» Raw data
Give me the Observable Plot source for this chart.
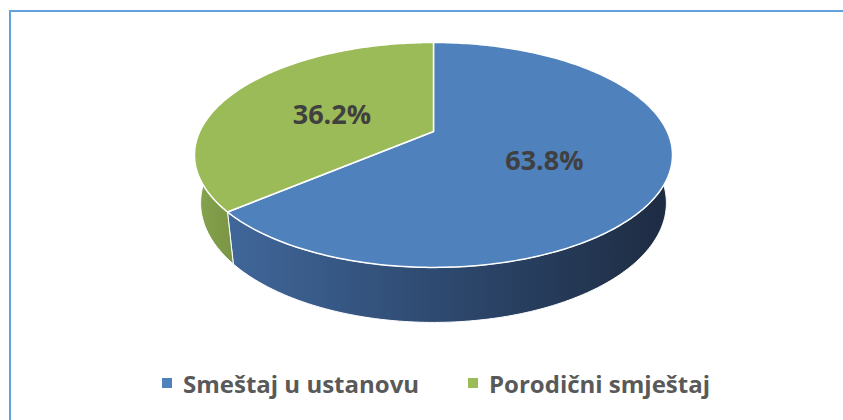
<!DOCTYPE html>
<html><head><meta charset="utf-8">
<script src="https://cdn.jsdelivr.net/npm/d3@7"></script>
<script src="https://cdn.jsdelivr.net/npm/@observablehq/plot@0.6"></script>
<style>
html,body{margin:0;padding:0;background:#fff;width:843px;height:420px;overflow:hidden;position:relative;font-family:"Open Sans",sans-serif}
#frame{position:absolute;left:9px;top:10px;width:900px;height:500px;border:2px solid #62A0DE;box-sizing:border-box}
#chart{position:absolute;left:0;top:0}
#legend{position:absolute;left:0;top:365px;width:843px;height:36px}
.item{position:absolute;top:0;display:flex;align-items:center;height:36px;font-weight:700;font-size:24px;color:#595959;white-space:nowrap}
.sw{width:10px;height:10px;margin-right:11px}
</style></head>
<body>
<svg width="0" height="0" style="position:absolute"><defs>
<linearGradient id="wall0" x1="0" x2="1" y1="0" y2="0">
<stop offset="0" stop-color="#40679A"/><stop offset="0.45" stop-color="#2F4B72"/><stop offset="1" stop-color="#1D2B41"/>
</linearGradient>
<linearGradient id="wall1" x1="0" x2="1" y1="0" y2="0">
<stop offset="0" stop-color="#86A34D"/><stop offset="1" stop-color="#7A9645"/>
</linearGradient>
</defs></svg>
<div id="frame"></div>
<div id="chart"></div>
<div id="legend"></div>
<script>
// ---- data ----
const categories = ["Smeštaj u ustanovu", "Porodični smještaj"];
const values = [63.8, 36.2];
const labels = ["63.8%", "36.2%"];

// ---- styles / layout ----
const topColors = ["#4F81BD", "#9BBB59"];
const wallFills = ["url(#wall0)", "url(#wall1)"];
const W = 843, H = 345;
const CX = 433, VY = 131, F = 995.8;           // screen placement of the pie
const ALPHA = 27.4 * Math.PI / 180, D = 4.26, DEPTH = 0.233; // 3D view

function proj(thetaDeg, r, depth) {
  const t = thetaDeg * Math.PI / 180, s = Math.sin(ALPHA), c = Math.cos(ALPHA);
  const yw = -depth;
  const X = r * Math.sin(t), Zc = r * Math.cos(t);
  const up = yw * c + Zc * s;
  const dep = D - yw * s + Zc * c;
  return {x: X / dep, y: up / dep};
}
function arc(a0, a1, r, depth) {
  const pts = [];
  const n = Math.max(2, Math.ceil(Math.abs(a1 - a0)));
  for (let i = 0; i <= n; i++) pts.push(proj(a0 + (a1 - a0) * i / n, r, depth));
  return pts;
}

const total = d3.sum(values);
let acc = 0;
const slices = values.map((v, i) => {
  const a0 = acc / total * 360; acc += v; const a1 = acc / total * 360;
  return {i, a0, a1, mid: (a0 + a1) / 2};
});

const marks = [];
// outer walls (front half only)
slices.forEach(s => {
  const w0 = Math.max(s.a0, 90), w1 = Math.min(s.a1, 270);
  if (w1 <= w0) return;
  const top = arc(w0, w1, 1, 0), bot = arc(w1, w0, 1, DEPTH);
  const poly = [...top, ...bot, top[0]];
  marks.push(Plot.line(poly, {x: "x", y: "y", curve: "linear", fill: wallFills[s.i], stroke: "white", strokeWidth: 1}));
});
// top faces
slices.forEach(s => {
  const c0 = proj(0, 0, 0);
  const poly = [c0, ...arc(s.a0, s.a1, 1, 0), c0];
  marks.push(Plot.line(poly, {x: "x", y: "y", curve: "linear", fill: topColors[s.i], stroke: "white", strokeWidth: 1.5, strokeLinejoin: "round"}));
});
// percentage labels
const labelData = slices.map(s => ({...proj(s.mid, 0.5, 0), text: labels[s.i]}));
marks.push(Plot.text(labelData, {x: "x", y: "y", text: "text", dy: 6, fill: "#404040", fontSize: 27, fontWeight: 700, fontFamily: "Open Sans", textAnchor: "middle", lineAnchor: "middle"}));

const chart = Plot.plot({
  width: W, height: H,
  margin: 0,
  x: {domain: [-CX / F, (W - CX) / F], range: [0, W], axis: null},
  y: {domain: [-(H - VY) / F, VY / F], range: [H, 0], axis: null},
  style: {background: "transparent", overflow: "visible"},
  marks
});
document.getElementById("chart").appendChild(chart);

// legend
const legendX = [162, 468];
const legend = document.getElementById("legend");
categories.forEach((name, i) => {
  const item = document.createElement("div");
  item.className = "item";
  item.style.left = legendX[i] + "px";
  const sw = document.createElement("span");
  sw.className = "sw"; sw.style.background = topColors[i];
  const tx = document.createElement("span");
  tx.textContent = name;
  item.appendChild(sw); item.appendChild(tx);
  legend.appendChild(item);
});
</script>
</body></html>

» What you need to do
Take the listing and print it again exactly, but without any pictures.

» Output of the exercise
Give me the Observable Plot source for this chart.
<!DOCTYPE html>
<html><head><meta charset="utf-8">
<script src="https://cdn.jsdelivr.net/npm/d3@7"></script>
<script src="https://cdn.jsdelivr.net/npm/@observablehq/plot@0.6"></script>
<style>
html,body{margin:0;padding:0;background:#fff;width:843px;height:420px;overflow:hidden;position:relative;font-family:"Open Sans",sans-serif}
#frame{position:absolute;left:9px;top:10px;width:900px;height:500px;border:2px solid #62A0DE;box-sizing:border-box}
#chart{position:absolute;left:0;top:0}
#legend{position:absolute;left:0;top:365px;width:843px;height:36px}
.item{position:absolute;top:0;display:flex;align-items:center;height:36px;font-weight:700;font-size:24px;color:#595959;white-space:nowrap}
.sw{width:10px;height:10px;margin-right:11px}
</style></head>
<body>
<svg width="0" height="0" style="position:absolute"><defs>
<linearGradient id="wall0" x1="0" x2="1" y1="0" y2="0">
<stop offset="0" stop-color="#40679A"/><stop offset="0.45" stop-color="#2F4B72"/><stop offset="1" stop-color="#1D2B41"/>
</linearGradient>
<linearGradient id="wall1" x1="0" x2="1" y1="0" y2="0">
<stop offset="0" stop-color="#86A34D"/><stop offset="1" stop-color="#7A9645"/>
</linearGradient>
</defs></svg>
<div id="frame"></div>
<div id="chart"></div>
<div id="legend"></div>
<script>
// ---- data ----
const categories = ["Smeštaj u ustanovu", "Porodični smještaj"];
const values = [63.8, 36.2];
const labels = ["63.8%", "36.2%"];

// ---- styles / layout ----
const topColors = ["#4F81BD", "#9BBB59"];
const wallFills = ["url(#wall0)", "url(#wall1)"];
const W = 843, H = 345;
const CX = 433, VY = 131, F = 995.8;           // screen placement of the pie
const ALPHA = 27.4 * Math.PI / 180, D = 4.26, DEPTH = 0.233; // 3D view

function proj(thetaDeg, r, depth) {
  const t = thetaDeg * Math.PI / 180, s = Math.sin(ALPHA), c = Math.cos(ALPHA);
  const yw = -depth;
  const X = r * Math.sin(t), Zc = r * Math.cos(t);
  const up = yw * c + Zc * s;
  const dep = D - yw * s + Zc * c;
  return {x: X / dep, y: up / dep};
}
function arc(a0, a1, r, depth) {
  const pts = [];
  const n = Math.max(2, Math.ceil(Math.abs(a1 - a0)));
  for (let i = 0; i <= n; i++) pts.push(proj(a0 + (a1 - a0) * i / n, r, depth));
  return pts;
}

const total = d3.sum(values);
let acc = 0;
const slices = values.map((v, i) => {
  const a0 = acc / total * 360; acc += v; const a1 = acc / total * 360;
  return {i, a0, a1, mid: (a0 + a1) / 2};
});

const marks = [];
// outer walls (front half only)
slices.forEach(s => {
  const w0 = Math.max(s.a0, 90), w1 = Math.min(s.a1, 270);
  if (w1 <= w0) return;
  const top = arc(w0, w1, 1, 0), bot = arc(w1, w0, 1, DEPTH);
  const poly = [...top, ...bot, top[0]];
  marks.push(Plot.line(poly, {x: "x", y: "y", curve: "linear", fill: wallFills[s.i], stroke: "white", strokeWidth: 1}));
});
// top faces
slices.forEach(s => {
  const c0 = proj(0, 0, 0);
  const poly = [c0, ...arc(s.a0, s.a1, 1, 0), c0];
  marks.push(Plot.line(poly, {x: "x", y: "y", curve: "linear", fill: topColors[s.i], stroke: "white", strokeWidth: 1.5, strokeLinejoin: "round"}));
});
// percentage labels
const labelData = slices.map(s => ({...proj(s.mid, 0.5, 0), text: labels[s.i]}));
marks.push(Plot.text(labelData, {x: "x", y: "y", text: "text", dy: 6, fill: "#404040", fontSize: 27, fontWeight: 700, fontFamily: "Open Sans", textAnchor: "middle", lineAnchor: "middle"}));

const chart = Plot.plot({
  width: W, height: H,
  margin: 0,
  x: {domain: [-CX / F, (W - CX) / F], range: [0, W], axis: null},
  y: {domain: [-(H - VY) / F, VY / F], range: [H, 0], axis: null},
  style: {background: "transparent", overflow: "visible"},
  marks
});
document.getElementById("chart").appendChild(chart);

// legend
const legendX = [162, 468];
const legend = document.getElementById("legend");
categories.forEach((name, i) => {
  const item = document.createElement("div");
  item.className = "item";
  item.style.left = legendX[i] + "px";
  const sw = document.createElement("span");
  sw.className = "sw"; sw.style.background = topColors[i];
  const tx = document.createElement("span");
  tx.textContent = name;
  item.appendChild(sw); item.appendChild(tx);
  legend.appendChild(item);
});
</script>
</body></html>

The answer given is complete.